6.8.2 Recommendations for Future Research

This study comprehensively examines issues of paratransit systems in developing countries from the perspectives of supply and demand as well as QOL of paratransit drivers and users. Various new findings and potential policies for transition to sustainability have been proposed. However, there are still many issues that need to be addressed to put our findings into practice.

First, to generalize our findings, more case studies should be conducted on large-scale questionnaire surveys in various parts of the developing world. Second, regarding choice behavior in terms of paratransit drivers’ job choices and users’ travel mode choices, heterogeneous responses to policies should be combined to promote paratransit-adaptive transportation policies in developing countries effectively. To quantify the effects of transportation policies on QOL, travel behavior requires investigation together with other aspects of citizen’s life behavior, and a comprehensive QOL evaluation model system should be developed linking policy to behavior decisions, and behavior decisions with QOL evaluations (Zhang et al. 2012).

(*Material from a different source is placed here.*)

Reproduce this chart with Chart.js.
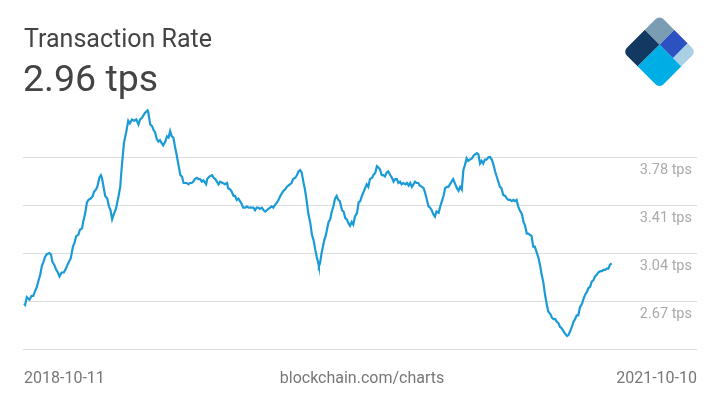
<!DOCTYPE html>
<html>
<head>
<meta charset="utf-8">
<script src="https://cdn.jsdelivr.net/npm/chart.js@4/dist/chart.umd.min.js"></script>
<style>
  html, body { margin: 0; padding: 0; background: #fff; }
  body { width: 720px; height: 405px; position: relative; overflow: hidden; font-family: Roboto, sans-serif; }
  #chart { position: absolute; left: 0; top: 0; }
  .title { position: absolute; left: 24px; top: 25.6px; font-size: 25px; line-height: 25px; color: #444; }
  .value { position: absolute; left: 23px; top: 59.6px; font-size: 37.5px; line-height: 37.5px; color: #444; }
  .foot { position: absolute; top: 370px; font-size: 16px; line-height: 16px; color: #777; }
  #logo { position: absolute; left: 0; top: 0; }
</style>
</head>
<body>
<canvas id="chart" width="720" height="405"></canvas>
<div class="title">Transaction Rate</div>
<div class="value">2.96 tps</div>
<div class="foot" id="startLabel" style="left:24px"></div>
<div class="foot" id="sourceLabel" style="left:0;width:724px;text-align:center"></div>
<div class="foot" id="endLabel" style="right:23px"></div>
<svg id="logo" width="720" height="100">
  <defs>
    <clipPath id="logoClip"><rect x="0" y="0" width="52" height="52" rx="6" ry="6"/></clipPath>
  </defs>
  <g transform="translate(659.5,15) rotate(45)" clip-path="url(#logoClip)">
    <rect x="0" y="0" width="21" height="21" fill="#7b9db3"/>
    <rect x="0" y="21" width="21" height="31" fill="#123961"/>
    <rect x="21" y="0" width="19" height="21" fill="#2b52c0"/>
    <rect x="40" y="0" width="12" height="21" fill="#aad0e6"/>
    <rect x="21" y="21" width="31" height="31" fill="#00aee6"/>
  </g>
</svg>
<script>
// days since 2018-10-11, transactions per second
const startDate = "2018-10-11";
const endDate = "2021-10-10";
const sourceText = "blockchain.com/charts";

const days = [
  0,2,5,10,14,17,20,24,27,30,
  33,36,39,42,47,50,53,56,60,63,
  66,70,74,78,82,87,91,94,97,101,
  104,108,110,114,117,120,124,128,130,134,
  137,140,143,145,148,151,155,158,161,164,
  168,171,176,179,182,
  186,190,194,197,
  201,205,209,213,216,219,222,225,230,231,
  235,238,241,244,247,250,253,256,259,263,
  266,269,272,275,278,281,284,287,291,294,
  297,300,303,306,309,312,315,318,322,325,
  328,331,334,339,341,345,350,353,356,359,
  362,365,370,374,378,380,384,387,390,393,
  396,399,402,405,408,412,415,418,421,424,
  427,430,433,436,439,443,446,449,452,455,
  458,461,464,467,471,474,477,480,483,486,
  489,492,495,498,501,505,508,511,514,517,
  520,523,526,529,533,536,539,542,545,548,
  549,551,554,559,562,567,570,573,576,579,
  582,585,588,592,595,598,601,604,607,610,
  613,616,620,623,626,629,632,635,638,641,
  644,648,650,654,657,660,663,666,669,672,
  675,678,682,685,688,691,694,697,700,703,
  706,710,713,716,719,722,725,728,731,734,737,
  741,744,747,750,753,756,759,762,765,
  768,772,775,778,781,784,787,790,793,796,
  799,803,806,809,812,815,818,821,824,827,
  830,834,837,840,843,846,849,852,855,858,
  861,865,868,871,874,877,880,883,886,889,
  892,896,899,902,905,908,911,914,917,920,923,
  927,930,933,936,939,942,945,948,951,
  955,958,961,964,967,970,973,976,980,983,
  986,989,992,995,998,1001,1004,1007,1011,1014,
  1017,1020,1023,1026,1029,1032,1035,1039,1042,1045,
  1048,1051,1054,1057,1060,1063,1066,1069,1073,1076,
  1079,1082,1085,1088,1091,1094
];

const rates = [
  2.65,2.64,2.70,2.68,2.71,2.71,2.74,2.78,2.83,2.87,
  2.94,2.97,3.01,3.03,3.04,3.03,2.97,2.95,2.91,2.89,
  2.86,2.89,2.89,2.92,2.96,3.00,3.09,3.12,3.17,3.18,
  3.22,3.23,3.28,3.35,3.43,3.45,3.46,3.48,3.51,3.53,
  3.56,3.62,3.64,3.62,3.55,3.48,3.46,3.40,3.37,3.30,
  3.35,3.38,3.48,3.55,3.71,
  3.89,3.97,4.06,4.04,
  4.07,4.06,4.07,4.03,4.07,4.08,4.10,4.12,4.14,4.13,
  4.03,4.02,3.99,3.97,3.92,3.90,3.91,3.89,3.87,3.90,
  3.94,3.93,3.98,3.94,3.93,3.86,3.80,3.73,3.64,3.63,
  3.58,3.58,3.58,3.57,3.58,3.58,3.59,3.61,3.62,3.61,
  3.61,3.59,3.60,3.57,3.61,3.63,3.64,3.62,3.61,3.59,
  3.57,3.59,3.58,3.57,3.58,3.54,3.53,3.51,3.48,3.48,
  3.45,3.46,3.44,3.42,3.39,3.39,3.40,3.39,3.39,3.39,
  3.39,3.37,3.39,3.39,3.38,3.39,3.37,3.36,3.37,3.38,
  3.39,3.40,3.39,3.41,3.43,3.45,3.48,3.50,3.52,3.53,
  3.55,3.56,3.57,3.58,3.61,3.62,3.64,3.67,3.68,3.66,
  3.59,3.53,3.45,3.35,3.27,3.18,3.14,3.07,3.01,2.96,
  2.94,2.96,3.04,3.14,3.18,3.28,3.30,3.36,3.40,3.46,
  3.48,3.45,3.44,3.37,3.36,3.31,3.30,3.27,3.25,3.28,
  3.26,3.32,3.35,3.43,3.44,3.48,3.51,3.54,3.57,3.55,
  3.61,3.62,3.64,3.66,3.71,3.70,3.68,3.64,3.64,3.63,
  3.66,3.67,3.64,3.62,3.59,3.61,3.61,3.58,3.59,3.57,
  3.58,3.57,3.58,3.56,3.58,3.55,3.57,3.59,3.58,3.58,3.56,
  3.55,3.54,3.50,3.45,3.40,3.39,3.37,3.34,3.32,
  3.36,3.35,3.40,3.44,3.48,3.54,3.55,3.55,3.57,3.59,
  3.61,3.57,3.54,3.52,3.55,3.53,3.68,3.72,3.77,3.75,
  3.76,3.77,3.79,3.80,3.81,3.80,3.73,3.75,3.73,3.76,
  3.76,3.78,3.78,3.76,3.72,3.67,3.63,3.59,3.55,3.54,
  3.49,3.48,3.46,3.45,3.45,3.44,3.45,3.44,3.45,3.40,3.37,
  3.34,3.28,3.25,3.19,3.19,3.18,3.17,3.09,3.09,
  3.04,3.00,2.94,2.87,2.81,2.72,2.65,2.59,2.57,2.54,
  2.53,2.53,2.51,2.50,2.47,2.46,2.44,2.42,2.40,2.41,
  2.44,2.47,2.51,2.53,2.56,2.56,2.62,2.65,2.69,2.72,
  2.74,2.77,2.78,2.82,2.83,2.86,2.87,2.89,2.90,2.90,
  2.91,2.91,2.92,2.92,2.95,2.96
];

const yTicks = [2.30, 2.67, 3.04, 3.41, 3.78];

document.getElementById("startLabel").textContent = startDate;
document.getElementById("endLabel").textContent = endDate;
document.getElementById("sourceLabel").textContent = sourceText;

const points = days.map(function (d, i) { return { x: d, y: rates[i] }; });

new Chart(document.getElementById("chart").getContext("2d"), {
  type: "line",
  data: {
    datasets: [{
      label: "Transaction Rate",
      data: points,
      borderColor: "#1a9ad6",
      borderWidth: 2.2,
      pointRadius: 0,
      tension: 0,
      fill: false
    }]
  },
  options: {
    responsive: false,
    animation: false,
    devicePixelRatio: 1,
    layout: { padding: { left: 23, right: 23, top: 100, bottom: 56 } },
    plugins: { legend: { display: false }, tooltip: { enabled: false } },
    scales: {
      x: {
        type: "linear",
        min: -2,
        max: 1253,
        display: false
      },
      y: {
        position: "right",
        min: 2.30,
        max: 4.22,
        border: { display: false },
        grid: { color: "#dddddd", lineWidth: 1, drawTicks: false },
        afterBuildTicks: function (scale) {
          scale.ticks = yTicks.map(function (v) { return { value: v }; });
        },
        afterFit: function (scale) { scale.width = 0; },
        ticks: {
          mirror: true,
          padding: -5,
          labelOffset: 13,
          color: "#aaaaaa",
          font: { family: "Roboto", size: 14.5 },
          callback: function (v, i) {
            return i === 0 ? "" : Number(v).toFixed(2) + " tps";
          }
        }
      }
    }
  }
});
</script>
</body>
</html>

Second, the above behavioral studies should be incorporated into a framework of transportation network analysis covering both demand and supply sides of paratransit as well as official transportation systems. It is relevant to this transportation network analysis that Anwar et al. (2011) and Weningtyas et al. (2012b) confirmed that the reduction of travel speed resulting from traffic congestion in Dhaka, Bangladesh and Bandung, Indonesia can be observed at much lower ratios of traffic volume to capacity than in developed countries. Such remarkable reductions in travel time are largely because of mixed paratransit and official transportation vehicle traffic, on-street parking and shops. Such travel time performance has not been reflected well in transportation network analyses of developing countries. Furthermore, redesign of paratransit systems in developing countries requires clear policy goals, which should be incorporated into the process of transportation network design (Weningtyas et al. 2012c). For this purpose, it is worth developing a hybrid network analysis framework with both top-down and bottom-up decision-making mechanisms, in which various sustainable urban and transportation policy scenarios can be systematically and consistently examined (e.g., Feng et al. 2010; Feng and Zhang 2012).

Third, to resolve the traffic issues caused by paratransit in developing countries, mitigation measures are definitely required. However, considering the special situations in developing countries, transportation policy decision makers need to pay attention to paratransit and its popularity. Paratransit-adaptive measures must be taken to enhance the public acceptance of policies. There is no doubt that in reality, both mitigation and adaptation measures are required, but the success of mitigation measures relies heavily on whether appropriate alternative travel options can be provided. It is important to clarify how best to package the mitigation- and adaptation-oriented measures under the constraints of financial budgets and limited human resources. Because the social impacts of paratransit policies seem remarkable, the transportation sector should collaborate well with other relevant governmental sectors under a better governance scheme.

Finally, international agencies and other donors should exert their best efforts to assist recipients’ endogenous development based not only on easily applied but old-fashioned and less scientific methods but also on up-to-date scientific methods by adapting them to local contexts. In the paratransit context, the above scientific approaches should be developed based on cutting edge international knowledge and local expertise.